### WORK INSTRUCTIONS
Please start at the first line of the records beneath and quote each line exactly, ending with the line containing "colors = [cmap(i)".
::::
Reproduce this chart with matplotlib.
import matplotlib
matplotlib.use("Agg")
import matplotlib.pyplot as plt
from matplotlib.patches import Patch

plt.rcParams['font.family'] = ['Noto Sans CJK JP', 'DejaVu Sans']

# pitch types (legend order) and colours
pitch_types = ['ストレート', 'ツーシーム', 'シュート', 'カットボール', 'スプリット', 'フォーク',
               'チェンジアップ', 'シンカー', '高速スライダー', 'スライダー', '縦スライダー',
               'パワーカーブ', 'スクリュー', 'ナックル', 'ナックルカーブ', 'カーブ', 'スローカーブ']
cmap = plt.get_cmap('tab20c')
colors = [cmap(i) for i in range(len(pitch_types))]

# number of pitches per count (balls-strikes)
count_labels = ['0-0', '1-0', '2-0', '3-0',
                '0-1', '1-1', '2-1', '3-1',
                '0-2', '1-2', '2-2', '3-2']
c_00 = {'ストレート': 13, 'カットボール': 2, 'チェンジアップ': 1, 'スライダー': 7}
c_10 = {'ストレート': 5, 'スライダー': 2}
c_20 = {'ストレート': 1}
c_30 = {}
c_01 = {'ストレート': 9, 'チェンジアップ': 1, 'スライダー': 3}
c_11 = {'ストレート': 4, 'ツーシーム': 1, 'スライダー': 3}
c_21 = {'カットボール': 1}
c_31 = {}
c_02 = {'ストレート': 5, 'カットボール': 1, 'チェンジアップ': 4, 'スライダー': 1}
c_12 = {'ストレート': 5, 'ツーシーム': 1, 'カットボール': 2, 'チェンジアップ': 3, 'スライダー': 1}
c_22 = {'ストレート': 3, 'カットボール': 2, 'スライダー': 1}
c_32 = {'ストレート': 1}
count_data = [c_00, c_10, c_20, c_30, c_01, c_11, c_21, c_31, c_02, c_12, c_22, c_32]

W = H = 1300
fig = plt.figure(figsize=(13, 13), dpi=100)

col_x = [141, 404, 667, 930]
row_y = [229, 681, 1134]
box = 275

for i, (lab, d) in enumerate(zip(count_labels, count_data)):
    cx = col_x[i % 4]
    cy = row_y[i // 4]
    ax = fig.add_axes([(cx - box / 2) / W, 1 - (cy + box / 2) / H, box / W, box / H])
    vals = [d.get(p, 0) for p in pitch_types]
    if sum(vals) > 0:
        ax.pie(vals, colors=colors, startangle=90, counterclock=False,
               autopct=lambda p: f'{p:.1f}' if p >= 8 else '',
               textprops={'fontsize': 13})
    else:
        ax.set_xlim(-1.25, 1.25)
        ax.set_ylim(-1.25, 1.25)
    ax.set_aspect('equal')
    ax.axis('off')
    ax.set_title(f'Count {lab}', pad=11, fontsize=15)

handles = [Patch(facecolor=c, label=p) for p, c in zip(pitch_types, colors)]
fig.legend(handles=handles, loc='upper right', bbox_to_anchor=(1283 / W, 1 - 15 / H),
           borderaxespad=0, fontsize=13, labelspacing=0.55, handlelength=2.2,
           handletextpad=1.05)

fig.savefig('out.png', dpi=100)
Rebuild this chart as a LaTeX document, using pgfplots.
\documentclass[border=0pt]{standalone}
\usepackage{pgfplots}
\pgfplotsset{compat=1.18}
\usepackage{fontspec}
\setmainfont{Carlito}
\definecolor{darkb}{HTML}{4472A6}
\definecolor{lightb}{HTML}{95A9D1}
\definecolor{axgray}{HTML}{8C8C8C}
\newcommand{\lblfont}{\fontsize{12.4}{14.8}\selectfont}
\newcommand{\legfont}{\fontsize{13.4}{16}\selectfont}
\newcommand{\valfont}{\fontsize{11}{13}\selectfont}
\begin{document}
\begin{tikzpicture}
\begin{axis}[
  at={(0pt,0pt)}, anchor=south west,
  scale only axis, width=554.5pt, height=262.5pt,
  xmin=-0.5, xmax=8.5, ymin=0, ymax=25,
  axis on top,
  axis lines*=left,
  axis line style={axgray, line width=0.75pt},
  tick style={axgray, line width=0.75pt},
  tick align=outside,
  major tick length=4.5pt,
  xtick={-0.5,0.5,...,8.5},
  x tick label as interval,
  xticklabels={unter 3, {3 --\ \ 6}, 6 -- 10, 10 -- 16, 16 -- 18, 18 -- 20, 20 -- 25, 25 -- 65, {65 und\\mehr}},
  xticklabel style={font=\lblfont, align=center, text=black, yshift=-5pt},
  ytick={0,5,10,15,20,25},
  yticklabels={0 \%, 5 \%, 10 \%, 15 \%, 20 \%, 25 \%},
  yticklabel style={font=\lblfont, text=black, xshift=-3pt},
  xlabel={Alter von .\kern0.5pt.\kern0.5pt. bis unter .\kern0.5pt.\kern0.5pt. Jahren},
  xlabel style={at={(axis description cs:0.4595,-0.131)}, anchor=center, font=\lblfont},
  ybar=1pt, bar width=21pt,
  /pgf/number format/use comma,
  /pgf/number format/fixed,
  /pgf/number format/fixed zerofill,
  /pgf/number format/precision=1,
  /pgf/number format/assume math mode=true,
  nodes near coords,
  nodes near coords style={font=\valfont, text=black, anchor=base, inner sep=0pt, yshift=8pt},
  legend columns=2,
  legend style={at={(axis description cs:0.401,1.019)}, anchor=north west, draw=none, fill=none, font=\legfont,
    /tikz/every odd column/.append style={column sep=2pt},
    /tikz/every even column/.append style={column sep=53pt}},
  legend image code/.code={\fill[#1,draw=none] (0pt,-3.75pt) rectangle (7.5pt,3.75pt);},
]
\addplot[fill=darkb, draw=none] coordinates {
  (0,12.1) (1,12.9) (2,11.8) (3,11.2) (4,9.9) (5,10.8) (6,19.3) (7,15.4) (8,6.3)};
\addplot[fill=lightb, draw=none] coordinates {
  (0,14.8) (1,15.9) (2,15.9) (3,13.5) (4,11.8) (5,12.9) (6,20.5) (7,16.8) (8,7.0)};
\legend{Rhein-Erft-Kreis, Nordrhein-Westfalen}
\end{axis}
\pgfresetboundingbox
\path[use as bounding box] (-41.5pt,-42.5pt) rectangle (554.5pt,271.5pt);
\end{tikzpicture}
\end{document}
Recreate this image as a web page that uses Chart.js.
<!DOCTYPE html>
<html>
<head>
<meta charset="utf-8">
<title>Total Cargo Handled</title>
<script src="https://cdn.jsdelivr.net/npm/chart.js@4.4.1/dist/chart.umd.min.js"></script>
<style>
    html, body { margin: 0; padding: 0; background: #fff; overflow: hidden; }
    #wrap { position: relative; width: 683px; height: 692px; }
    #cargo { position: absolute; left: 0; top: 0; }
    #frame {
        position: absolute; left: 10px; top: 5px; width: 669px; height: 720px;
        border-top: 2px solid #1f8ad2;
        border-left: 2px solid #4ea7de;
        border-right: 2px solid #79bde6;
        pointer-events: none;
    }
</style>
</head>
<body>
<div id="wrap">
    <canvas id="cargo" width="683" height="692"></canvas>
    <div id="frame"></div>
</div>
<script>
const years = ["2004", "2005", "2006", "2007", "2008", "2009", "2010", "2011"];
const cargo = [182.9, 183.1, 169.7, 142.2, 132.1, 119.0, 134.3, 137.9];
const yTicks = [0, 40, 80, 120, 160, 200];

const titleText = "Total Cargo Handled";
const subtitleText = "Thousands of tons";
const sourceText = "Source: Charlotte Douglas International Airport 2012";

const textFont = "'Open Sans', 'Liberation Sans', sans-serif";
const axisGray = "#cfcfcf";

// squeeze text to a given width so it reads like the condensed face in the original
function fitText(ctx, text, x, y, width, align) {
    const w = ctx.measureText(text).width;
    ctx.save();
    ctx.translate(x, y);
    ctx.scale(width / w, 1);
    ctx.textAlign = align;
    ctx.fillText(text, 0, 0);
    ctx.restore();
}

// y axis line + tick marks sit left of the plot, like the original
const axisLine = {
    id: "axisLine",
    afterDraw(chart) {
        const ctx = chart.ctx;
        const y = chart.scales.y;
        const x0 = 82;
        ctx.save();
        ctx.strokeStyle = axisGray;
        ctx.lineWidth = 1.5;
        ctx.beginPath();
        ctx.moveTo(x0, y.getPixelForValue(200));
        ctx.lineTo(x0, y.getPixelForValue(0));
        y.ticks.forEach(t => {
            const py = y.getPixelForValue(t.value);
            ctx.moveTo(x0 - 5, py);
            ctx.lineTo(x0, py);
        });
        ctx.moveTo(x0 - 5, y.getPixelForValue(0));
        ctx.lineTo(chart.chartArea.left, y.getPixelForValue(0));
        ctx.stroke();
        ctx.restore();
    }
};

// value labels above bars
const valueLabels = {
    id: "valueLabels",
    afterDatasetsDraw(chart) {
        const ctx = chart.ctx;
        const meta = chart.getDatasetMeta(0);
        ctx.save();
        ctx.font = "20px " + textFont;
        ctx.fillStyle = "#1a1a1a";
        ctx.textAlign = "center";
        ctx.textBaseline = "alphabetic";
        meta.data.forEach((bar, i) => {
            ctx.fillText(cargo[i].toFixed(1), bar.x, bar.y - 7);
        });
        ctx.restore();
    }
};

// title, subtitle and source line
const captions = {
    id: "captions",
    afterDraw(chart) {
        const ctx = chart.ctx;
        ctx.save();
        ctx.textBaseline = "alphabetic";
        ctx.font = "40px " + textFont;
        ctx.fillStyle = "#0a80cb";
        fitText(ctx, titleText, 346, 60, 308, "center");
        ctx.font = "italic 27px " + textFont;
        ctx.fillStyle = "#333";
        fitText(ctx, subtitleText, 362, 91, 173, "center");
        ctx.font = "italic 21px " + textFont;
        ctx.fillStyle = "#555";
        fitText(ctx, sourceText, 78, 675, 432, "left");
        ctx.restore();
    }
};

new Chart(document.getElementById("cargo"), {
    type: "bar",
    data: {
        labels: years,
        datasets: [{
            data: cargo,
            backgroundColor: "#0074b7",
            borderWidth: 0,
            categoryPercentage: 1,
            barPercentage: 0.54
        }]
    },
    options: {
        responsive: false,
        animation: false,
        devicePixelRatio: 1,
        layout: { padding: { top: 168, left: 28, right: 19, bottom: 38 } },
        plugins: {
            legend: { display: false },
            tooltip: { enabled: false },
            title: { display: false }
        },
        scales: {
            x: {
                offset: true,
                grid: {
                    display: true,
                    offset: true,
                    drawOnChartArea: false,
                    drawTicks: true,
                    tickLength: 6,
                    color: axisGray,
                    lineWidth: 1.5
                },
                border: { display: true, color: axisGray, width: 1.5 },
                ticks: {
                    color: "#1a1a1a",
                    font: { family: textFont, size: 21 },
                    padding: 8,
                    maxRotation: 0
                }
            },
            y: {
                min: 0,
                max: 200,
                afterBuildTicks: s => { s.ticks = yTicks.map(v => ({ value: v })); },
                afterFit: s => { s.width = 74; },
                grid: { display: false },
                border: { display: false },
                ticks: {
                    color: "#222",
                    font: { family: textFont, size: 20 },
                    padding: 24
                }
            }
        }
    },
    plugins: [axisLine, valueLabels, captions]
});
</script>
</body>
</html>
::::
### SOLUTION BELOW
Reproduce this chart with matplotlib.
import matplotlib
matplotlib.use("Agg")
import matplotlib.pyplot as plt
from matplotlib.patches import Patch

plt.rcParams['font.family'] = ['Noto Sans CJK JP', 'DejaVu Sans']

# pitch types (legend order) and colours
pitch_types = ['ストレート', 'ツーシーム', 'シュート', 'カットボール', 'スプリット', 'フォーク',
               'チェンジアップ', 'シンカー', '高速スライダー', 'スライダー', '縦スライダー',
               'パワーカーブ', 'スクリュー', 'ナックル', 'ナックルカーブ', 'カーブ', 'スローカーブ']
cmap = plt.get_cmap('tab20c')
colors = [cmap(i) for i in range(len(pitch_types))]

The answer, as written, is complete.